The SBA won’t interfere in your business but they will be there to help should you need it. All of this support comes through SBA resource centers. Each provides support, loan information, and business assistance.
Centers comprise three components. Small business development centers provide help to small business owners, while dedicated women business centers will showcase opportunities for women in business. SCORE centers are also available as nonprofit organizations to help businesses thrive.
Cons of an SBA Loan
Despite its many advantages, SBA loans do have some drawbacks to be aware of. Below are the main ones that may prevent you from lodging an application.
Spending Restrictions
SBA loans allow you to purchase a wide range of items for your business. Supplies, equipment, inventory, machinery, and furniture can all come from your loan. However, there are restrictions depending on the type of loan you choose.
For all SBA microloans, you can not use the cash to pay off existing debt. Real estate is also forbidden, so finding premises is down to you.
Personal Liability
Like any debt, you take responsibility for paying the debt back in full. Should the business not work out and you fail to repay, then seizure of any collateral you did put up can occur. In some cases, the debt can go to the US treasury department who will collect it.
Slow Approval Process
While getting your money is a fairly quick process, the SBA microloan application process is not. Expect a time of around two months from start to finish.
First, you have to contact your local SBA office. A discussion will take place on the right loan for you and you will then connect to lenders. You submit an application to them and if accepted, they send it back to the SBA for a second approval.
The speed of the process can increase by targeting SBA lenders with delegated authority. They have the ability to get instant SBA approval and can cut the process down to two weeks in some cases.
Extensive Paperwork
The amount of paperwork in the application is substantial. As well as this, you have to provide a lot of supporting evidence. This includes financials for yourself and your business.

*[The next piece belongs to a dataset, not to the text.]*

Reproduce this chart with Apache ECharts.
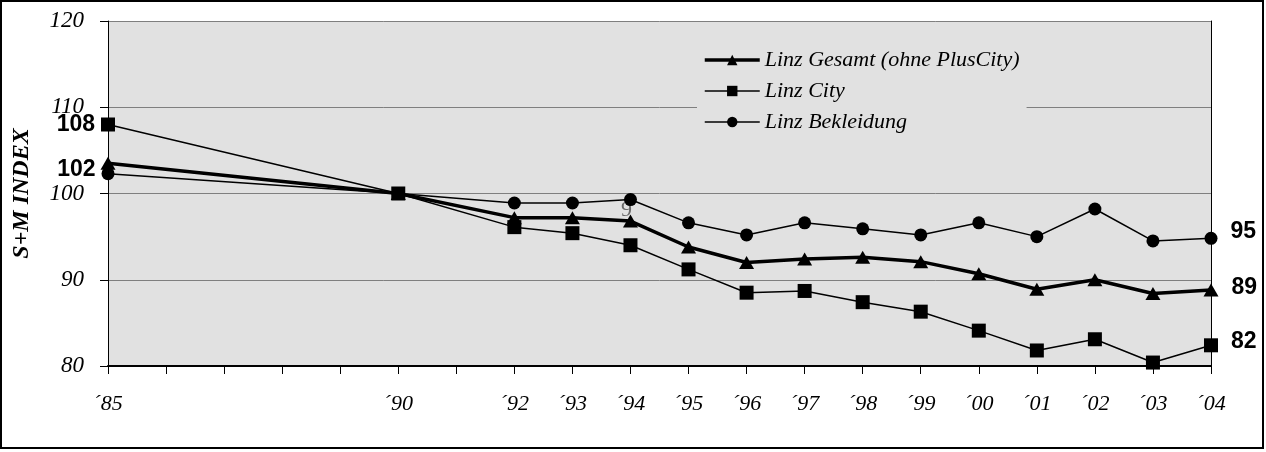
<!DOCTYPE html>
<html>
<head>
<meta charset="utf-8">
<script src="https://cdn.jsdelivr.net/npm/echarts@6/dist/echarts.min.js"></script>
<style>
  html, body { margin: 0; padding: 0; background: #ffffff; }
  #chart { width: 1266px; height: 452px; }
</style>
</head>
<body>
<div id="chart"></div>
<script>
// Survey years shown on the horizontal axis
const years = [1985, 1990, 1992, 1993, 1994, 1995, 1996, 1997, 1998, 1999, 2000, 2001, 2002, 2003, 2004];

// S+M index values (1990 = 100)
const gesamt     = [103.5, 100, 97.2, 97.2, 96.8, 93.8, 92.0, 92.4, 92.6, 92.1, 90.7, 88.9, 90.0, 88.4, 88.8];
const city       = [108.0, 100, 96.1, 95.4, 94.0, 91.2, 88.5, 88.7, 87.4, 86.3, 84.1, 81.8, 83.1, 80.4, 82.4];
const bekleidung = [102.3, 100, 98.9, 98.9, 99.3, 96.6, 95.2, 96.6, 95.9, 95.2, 96.6, 95.0, 98.2, 94.5, 94.8];

const seriesNames = ['Linz Gesamt (ohne PlusCity)', 'Linz City', 'Linz Bekleidung'];
const lineWidths = [3.5, 1.5, 1.5];
const yTicks = [80, 90, 100, 110, 120];

const serif = '"Liberation Serif", "Times New Roman", serif';
const sans = '"Liberation Sans", Arial, sans-serif';

const valueLabel = {
  show: true,
  fontFamily: sans,
  fontWeight: 'bold',
  fontSize: 23,
  color: '#000',
  formatter: p => String(Math.round(p.value[1]))
};

// Attach value labels to the first and/or last point of a series
function buildData(values, labelFirst, labelLast, firstOffset, lastOffset) {
  return values.map((v, i) => {
    const item = { value: [years[i], v] };
    if (i === 0 && labelFirst) {
      item.label = Object.assign({}, valueLabel, { position: 'left', distance: 6, offset: [0, firstOffset] });
    }
    if (i === values.length - 1 && labelLast) {
      item.label = Object.assign({}, valueLabel, { position: 'right', distance: 13, offset: [0, lastOffset] });
    }
    return item;
  });
}

const chart = echarts.init(document.getElementById('chart'), null, { renderer: 'canvas' });

chart.setOption({
  animation: false,
  backgroundColor: '#ffffff',
  grid: {
    left: 108, right: 55, top: 21, bottom: 86,
    show: true, backgroundColor: '#e1e1e1', borderWidth: 0
  },
  legend: {
    orient: 'vertical',
    left: 697, top: 43,
    padding: [6, 7, 6, 6],
    itemGap: 9,
    itemWidth: 55, itemHeight: 13,
    backgroundColor: '#e1e1e1',
    data: seriesNames.map((n, i) => ({ name: n, lineStyle: { width: lineWidths[i] } })),
    textStyle: { fontFamily: serif, fontStyle: 'italic', fontSize: 22, color: '#000' }
  },
  xAxis: {
    type: 'value',
    min: 1985, max: 2004, interval: 1,
    axisLine: { show: true, lineStyle: { color: '#000', width: 2 } },
    axisTick: { show: true, length: 8, lineStyle: { color: '#000', width: 1 } },
    axisLabel: {
      margin: 27,
      fontFamily: serif, fontStyle: 'italic', fontSize: 22, color: '#000',
      formatter: v => years.includes(v) ? '\u00B4' + String(v).slice(2) : ''
    },
    splitLine: { show: false }
  },
  yAxis: [{
    type: 'value',
    min: yTicks[0], max: yTicks[yTicks.length - 1], interval: 10,
    name: 'S+M INDEX',
    nameLocation: 'middle',
    nameRotate: 90,
    nameGap: 74,
    nameTextStyle: { fontFamily: serif, fontStyle: 'italic', fontWeight: 'bold', fontSize: 24, color: '#000' },
    axisLine: { show: true, lineStyle: { color: '#000', width: 1 } },
    axisTick: { show: true, length: 8, lineStyle: { color: '#000' } },
    axisLabel: { margin: 24, fontFamily: serif, fontStyle: 'italic', fontSize: 23, color: '#000' },
    splitLine: { show: true, lineStyle: { color: '#7f7f7f', width: 1 } }
  }, {
    type: 'value',
    position: 'right',
    min: yTicks[0], max: yTicks[yTicks.length - 1], interval: 10,
    axisLine: { show: true, lineStyle: { color: '#000', width: 1 } },
    axisTick: { show: false },
    axisLabel: { show: false },
    splitLine: { show: false }
  }],
  series: [{
    name: seriesNames[0],
    type: 'line',
    data: buildData(gesamt, false, true, 0, -2),
    symbol: 'triangle',
    symbolSize: [15, 13],
    lineStyle: { color: '#000', width: lineWidths[0] },
    itemStyle: { color: '#000' },
    z: 4
  }, {
    name: seriesNames[1],
    type: 'line',
    data: buildData(city, true, true, 0, -4),
    symbol: 'rect',
    symbolSize: 14,
    lineStyle: { color: '#000', width: lineWidths[1] },
    itemStyle: { color: '#000' },
    z: 3
  }, {
    name: seriesNames[2],
    type: 'line',
    data: buildData(bekleidung, true, true, -4, -7),
    symbol: 'circle',
    symbolSize: 13,
    lineStyle: { color: '#000', width: lineWidths[2] },
    itemStyle: { color: '#000' },
    z: 3
  }],
  graphic: [{
    type: 'text',
    left: 621, top: 199,
    z: 1,
    style: { text: '9', fontFamily: serif, fontSize: 22, fill: '#6a6a6a' }
  }, {
    type: 'rect',
    shape: { x: 1, y: 1, width: 1262, height: 447 },
    style: { fill: 'none', stroke: '#000', lineWidth: 2 },
    silent: true
  }]
});
</script>
</body>
</html>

- Business and personal tax returns
- Profit and loss statements
- Projected revenue
- Balance sheets
- A plan of how you want to use the loan (Optional)
All of this can take some time to compile, particularly if you want to appear professional and do it properly. Either as an individual or a small team, this can cut into other work-related tasks.
Underwriting Requirements
The underwriting requirements that accompany SBA loans are extensive. While they will accept applications from others refused credit before, they do require a credit score of 680+. They must also have been in business for no less than 2 years.
As it is the lender and not the SBA who decides on approval, they can also add their own criteria. If turned down, you may have to repeat the process with other lenders that each have their own stipulations.
Preparing Your Application
When you have decided that an SBA microloan is for you, start to get your documentation together. Approach lenders and add any supplementary information they ask for. Remember not all of them will accept your application.